In most cases, the dimensionality of the ensemble should match the dimensionality of the input. In your example, you would want to define an ensemble of 64 dimensions, one for each of the dimension in your input vector. There are a few notes to this statement though.

To be more precise, the dimensionality of the ensemble should match the dimensionality of any resulting transformation applied to the input connection. The transformation applied to an input connection defaults to an identity transform (unless changed by the user), and in those cases the dimensionality of the ensemble should match the dimensionality of the input.

Another note I should mention is that we sometimes use ensemble arrays to represent high dimensional vectors.
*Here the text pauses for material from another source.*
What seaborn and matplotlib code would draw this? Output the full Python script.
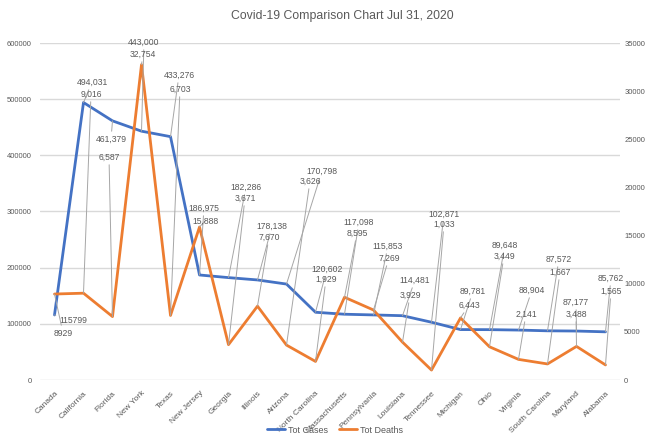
import numpy as np
import pandas as pd
import matplotlib.pyplot as plt
import seaborn as sns

# data
states = ["Canada", "California", "Florida", "New York", "Texas", "New Jersey",
          "Georgia", "Illinois", "Arizona", "North Carolina", "Massachusetts",
          "Pennsylvania", "Louisiana", "Tennessee", "Michigan", "Ohio", "Virginia",
          "South Carolina", "Maryland", "Alabama"]
tot_cases = [115799, 494031, 461379, 443000, 433276, 186975, 182286, 178138, 170798,
             120602, 117098, 115853, 114481, 102871, 89781, 89648, 88904, 87572,
             87177, 85762]
tot_deaths = [8929, 9016, 6587, 32754, 6703, 15888, 3671, 7670, 3626, 1929, 8595,
              7269, 3929, 1033, 6443, 3449, 2141, 1667, 3488, 1565]
case_text = ["115799"] + [f"{v:,}" for v in tot_cases[1:]]
death_text = ["8929"] + [f"{v:,}" for v in tot_deaths[1:]]

# label placement (image pixels, from top-left)
case_lbl_pos = [(73, 320), (92, 82), (111, 139), (144, 42), (179, 75), (204, 208),
                (246, 187), (272, 226), (322, 171), (327, 269), (359, 222), (388, 246),
                (415, 280), (444, 214), (473, 291), (505, 245), (532, 290), (559, 259),
                (576, 302), (611, 278)]
death_lbl_pos = [(63, 333), (91, 94), (109, 157), (143, 54), (180, 89), (205, 221),
                 (245, 198), (269, 237), (310, 181), (326, 279), (357, 233), (389, 258),
                 (410, 295), (444, 224), (469, 305), (504, 256), (526, 314), (560, 272),
                 (576, 314), (611, 291)]

df = pd.DataFrame({"pos": np.arange(len(states)), "state": states,
                   "cases": tot_cases, "deaths": tot_deaths})

sns.set_style("white")
plt.rcParams["font.family"] = ["Liberation Sans", "DejaVu Sans"]

W, H = 649, 436
fig = plt.figure(figsize=(W / 100, H / 100), dpi=100)
ax = fig.add_axes([40 / W, 1 - 380 / H, 580 / W, 337 / H])
ax2 = ax.twinx()

blue = "#4472C4"
orange = "#ED7D31"
grey = "#595959"

sns.lineplot(data=df, x="pos", y="cases", ax=ax, color=blue, linewidth=2, label="Tot Cases")
sns.lineplot(data=df, x="pos", y="deaths", ax=ax2, color=orange, linewidth=2, label="Tot Deaths")

ax.set_xlim(-0.5, len(states) - 0.5)
ax.set_ylim(0, 600000)
ax2.set_ylim(0, 35000)
ax.set_yticks(np.arange(0, 600001, 100000))
ax2.set_yticks(np.arange(0, 35001, 5000))
ax.yaxis.grid(True, color="#d9d9d9", linewidth=1)
ax.set_axisbelow(True)
for a in (ax, ax2):
    for s in a.spines.values():
        s.set_visible(False)
    a.set_xlabel("")
    a.set_ylabel("")
    a.tick_params(length=0, labelsize=5.5, labelcolor=grey, pad=6)
ax2.tick_params(axis="y", pad=3)

ax.set_xticks(df["pos"])
ax.set_xticklabels(states, rotation=45, ha="right", rotation_mode="anchor")
ax.tick_params(axis="x", pad=7, labelsize=6)

line_kw = dict(arrowstyle="-", color="#a6a6a6", lw=0.7, shrinkA=0, shrinkB=0)
for i in range(len(states)):
    cx, cy = case_lbl_pos[i]
    dx, dy = death_lbl_pos[i]
    ax2.annotate(case_text[i], xy=(i, tot_cases[i] * 35000 / 600000),
                 xytext=(cx, H - cy), textcoords="figure pixels",
                 ha="center", va="center", fontsize=6.2, color=grey,
                 arrowprops=line_kw, annotation_clip=False)
    ax2.annotate(death_text[i], xy=(i, tot_deaths[i]),
                 xytext=(dx, H - dy), textcoords="figure pixels",
                 ha="center", va="center", fontsize=6.2, color=grey,
                 arrowprops=line_kw, annotation_clip=False)

handles = ax.get_legend().legend_handles + ax2.get_legend().legend_handles
ax.get_legend().remove()
ax2.get_legend().remove()
fig.legend(handles, ["Tot Cases", "Tot Deaths"], loc="center", ncol=2,
           bbox_to_anchor=(335 / W, 1 - 430 / H), frameon=False, fontsize=6.5,
           handlelength=2, handletextpad=0.3, columnspacing=1.2, labelcolor=grey)

fig.text(342 / W, 1 - 16 / H, "Covid-19 Comparison Chart Jul 31, 2020",
         ha="center", va="center", fontsize=8.8, color=grey)

fig.savefig("out.png", dpi=100)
These are used as they are generally more efficient to compute (internally, Nengo computes the decoders for an ensemble using a matrix operation that scales with respect to the number of neurons squared, and we typically linearly scale the number of neurons to the dimensionality of the ensemble. Using ensemble arrays makes the overall scaling linear), and more accurate (with ensemble arrays, there is less cross-talk between the different dimensions in the information being represented). However, ensemble arrays can only be used when the output function (decoders) do not require interactions between dimensions.